Rows from a dataset of charts and code:
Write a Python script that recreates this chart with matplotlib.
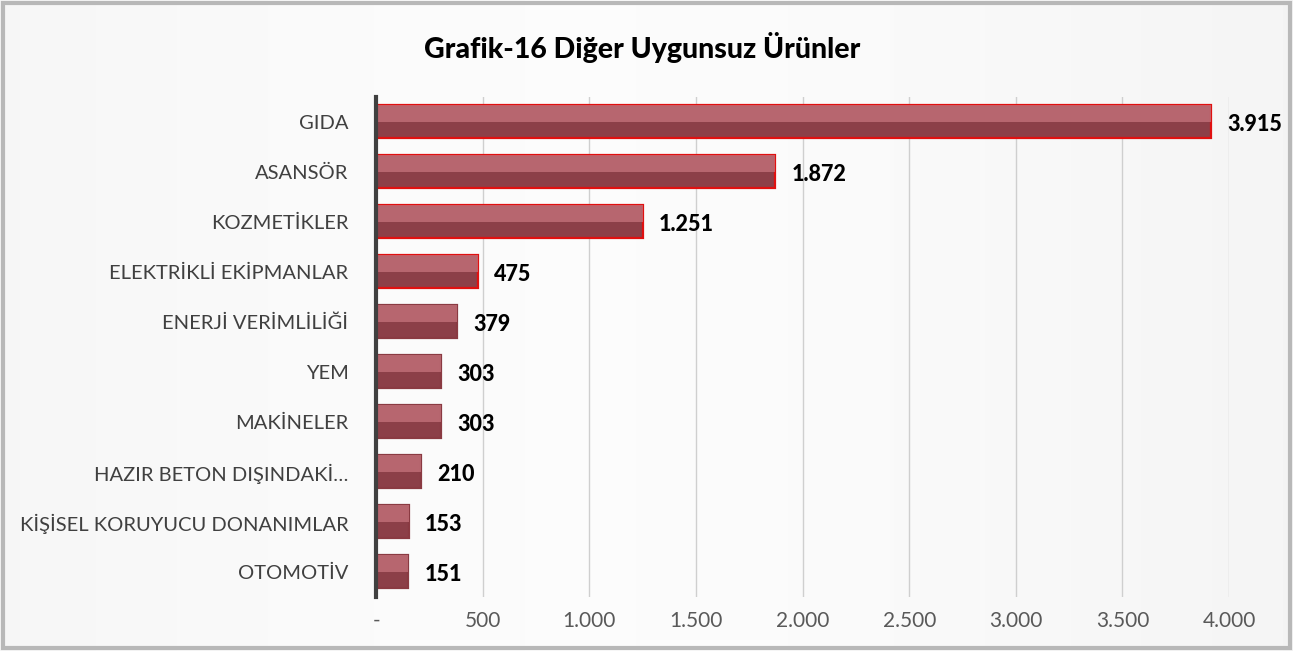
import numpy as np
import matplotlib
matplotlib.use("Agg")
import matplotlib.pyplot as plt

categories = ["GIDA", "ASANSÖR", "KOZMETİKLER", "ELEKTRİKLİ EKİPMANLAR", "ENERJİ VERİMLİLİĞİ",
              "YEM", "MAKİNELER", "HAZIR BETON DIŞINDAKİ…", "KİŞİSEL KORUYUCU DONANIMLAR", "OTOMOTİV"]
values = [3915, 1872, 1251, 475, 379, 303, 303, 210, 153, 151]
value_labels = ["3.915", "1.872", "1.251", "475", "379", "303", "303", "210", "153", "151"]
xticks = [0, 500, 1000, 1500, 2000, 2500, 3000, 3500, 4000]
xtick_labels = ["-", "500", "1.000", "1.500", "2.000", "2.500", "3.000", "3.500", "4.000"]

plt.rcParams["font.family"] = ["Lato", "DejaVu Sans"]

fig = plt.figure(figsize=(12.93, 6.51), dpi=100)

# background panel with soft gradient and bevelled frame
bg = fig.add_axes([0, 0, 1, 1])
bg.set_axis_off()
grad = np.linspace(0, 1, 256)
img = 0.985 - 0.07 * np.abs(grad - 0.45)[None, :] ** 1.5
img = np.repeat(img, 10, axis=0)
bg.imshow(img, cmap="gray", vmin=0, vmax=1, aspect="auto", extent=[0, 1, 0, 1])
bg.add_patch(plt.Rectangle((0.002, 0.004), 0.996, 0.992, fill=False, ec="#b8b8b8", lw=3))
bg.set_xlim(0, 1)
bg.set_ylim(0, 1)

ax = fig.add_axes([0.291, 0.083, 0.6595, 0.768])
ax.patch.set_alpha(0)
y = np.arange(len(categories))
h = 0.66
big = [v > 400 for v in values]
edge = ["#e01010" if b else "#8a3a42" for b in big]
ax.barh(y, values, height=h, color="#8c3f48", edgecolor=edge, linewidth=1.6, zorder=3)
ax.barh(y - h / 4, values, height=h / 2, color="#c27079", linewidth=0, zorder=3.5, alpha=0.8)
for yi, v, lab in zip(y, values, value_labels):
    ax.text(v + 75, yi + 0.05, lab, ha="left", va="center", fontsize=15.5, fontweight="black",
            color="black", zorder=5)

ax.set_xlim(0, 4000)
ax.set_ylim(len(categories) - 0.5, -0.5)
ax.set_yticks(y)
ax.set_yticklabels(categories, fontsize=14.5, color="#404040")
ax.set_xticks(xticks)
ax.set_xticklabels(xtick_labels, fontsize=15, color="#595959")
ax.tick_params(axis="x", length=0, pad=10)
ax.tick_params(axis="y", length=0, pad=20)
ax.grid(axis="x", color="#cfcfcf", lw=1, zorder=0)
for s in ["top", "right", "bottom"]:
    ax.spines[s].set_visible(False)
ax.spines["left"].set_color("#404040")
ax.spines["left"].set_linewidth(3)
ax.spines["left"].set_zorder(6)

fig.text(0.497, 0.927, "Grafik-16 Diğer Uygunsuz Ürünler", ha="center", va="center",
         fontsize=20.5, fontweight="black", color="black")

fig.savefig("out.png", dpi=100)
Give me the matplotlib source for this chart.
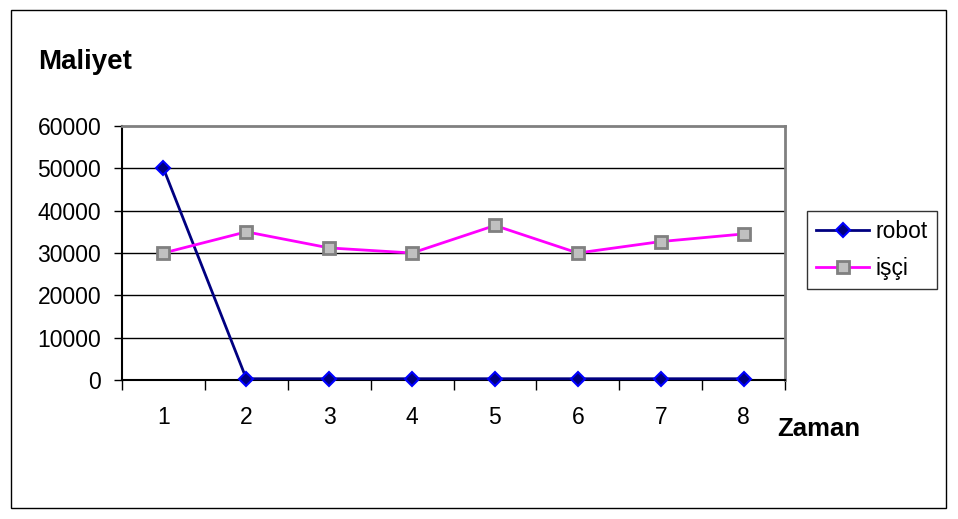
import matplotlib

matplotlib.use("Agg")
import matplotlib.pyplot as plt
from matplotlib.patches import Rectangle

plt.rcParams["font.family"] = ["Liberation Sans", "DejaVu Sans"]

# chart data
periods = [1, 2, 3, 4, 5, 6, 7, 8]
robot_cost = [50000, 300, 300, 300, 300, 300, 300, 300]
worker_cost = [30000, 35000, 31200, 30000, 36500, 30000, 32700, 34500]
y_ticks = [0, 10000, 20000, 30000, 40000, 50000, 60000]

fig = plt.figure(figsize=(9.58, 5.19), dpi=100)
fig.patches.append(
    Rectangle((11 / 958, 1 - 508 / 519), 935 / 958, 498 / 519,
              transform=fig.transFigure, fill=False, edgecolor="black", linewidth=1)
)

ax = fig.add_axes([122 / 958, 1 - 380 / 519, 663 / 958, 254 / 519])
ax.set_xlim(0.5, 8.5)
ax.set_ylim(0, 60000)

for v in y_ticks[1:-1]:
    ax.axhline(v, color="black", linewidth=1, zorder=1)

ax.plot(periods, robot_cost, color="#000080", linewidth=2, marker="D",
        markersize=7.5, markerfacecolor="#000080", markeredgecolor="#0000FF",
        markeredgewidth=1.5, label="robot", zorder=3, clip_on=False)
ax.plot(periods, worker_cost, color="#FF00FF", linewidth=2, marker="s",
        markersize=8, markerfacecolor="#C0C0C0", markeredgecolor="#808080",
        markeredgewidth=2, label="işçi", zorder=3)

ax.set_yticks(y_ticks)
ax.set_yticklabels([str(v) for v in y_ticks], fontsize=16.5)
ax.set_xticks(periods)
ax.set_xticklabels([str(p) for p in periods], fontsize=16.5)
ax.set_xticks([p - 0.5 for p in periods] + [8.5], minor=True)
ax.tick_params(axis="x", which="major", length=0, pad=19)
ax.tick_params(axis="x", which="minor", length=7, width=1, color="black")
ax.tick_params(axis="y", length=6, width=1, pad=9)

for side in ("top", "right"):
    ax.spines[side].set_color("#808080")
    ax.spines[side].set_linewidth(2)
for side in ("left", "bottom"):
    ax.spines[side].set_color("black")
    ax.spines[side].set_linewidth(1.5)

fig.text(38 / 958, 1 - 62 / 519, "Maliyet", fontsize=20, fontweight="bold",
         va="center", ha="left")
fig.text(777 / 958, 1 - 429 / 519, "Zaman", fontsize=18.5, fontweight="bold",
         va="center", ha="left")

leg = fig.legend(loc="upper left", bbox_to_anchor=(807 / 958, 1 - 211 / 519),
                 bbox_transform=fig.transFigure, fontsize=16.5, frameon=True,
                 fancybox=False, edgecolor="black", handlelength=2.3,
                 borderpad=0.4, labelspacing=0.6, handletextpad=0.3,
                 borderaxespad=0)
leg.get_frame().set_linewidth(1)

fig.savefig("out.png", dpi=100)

# BRIEF
Restate word for word only the lines from where the entries begin through the one with "fig = plt.figure(figsize=(12.93, 6.51), dpi=100)"; omit the pictures.

# RESULT OF THIS EXERCISE
Write a Python script that recreates this chart with matplotlib.
import numpy as np
import matplotlib
matplotlib.use("Agg")
import matplotlib.pyplot as plt

categories = ["GIDA", "ASANSÖR", "KOZMETİKLER", "ELEKTRİKLİ EKİPMANLAR", "ENERJİ VERİMLİLİĞİ",
              "YEM", "MAKİNELER", "HAZIR BETON DIŞINDAKİ…", "KİŞİSEL KORUYUCU DONANIMLAR", "OTOMOTİV"]
values = [3915, 1872, 1251, 475, 379, 303, 303, 210, 153, 151]
value_labels = ["3.915", "1.872", "1.251", "475", "379", "303", "303", "210", "153", "151"]
xticks = [0, 500, 1000, 1500, 2000, 2500, 3000, 3500, 4000]
xtick_labels = ["-", "500", "1.000", "1.500", "2.000", "2.500", "3.000", "3.500", "4.000"]

plt.rcParams["font.family"] = ["Lato", "DejaVu Sans"]

fig = plt.figure(figsize=(12.93, 6.51), dpi=100)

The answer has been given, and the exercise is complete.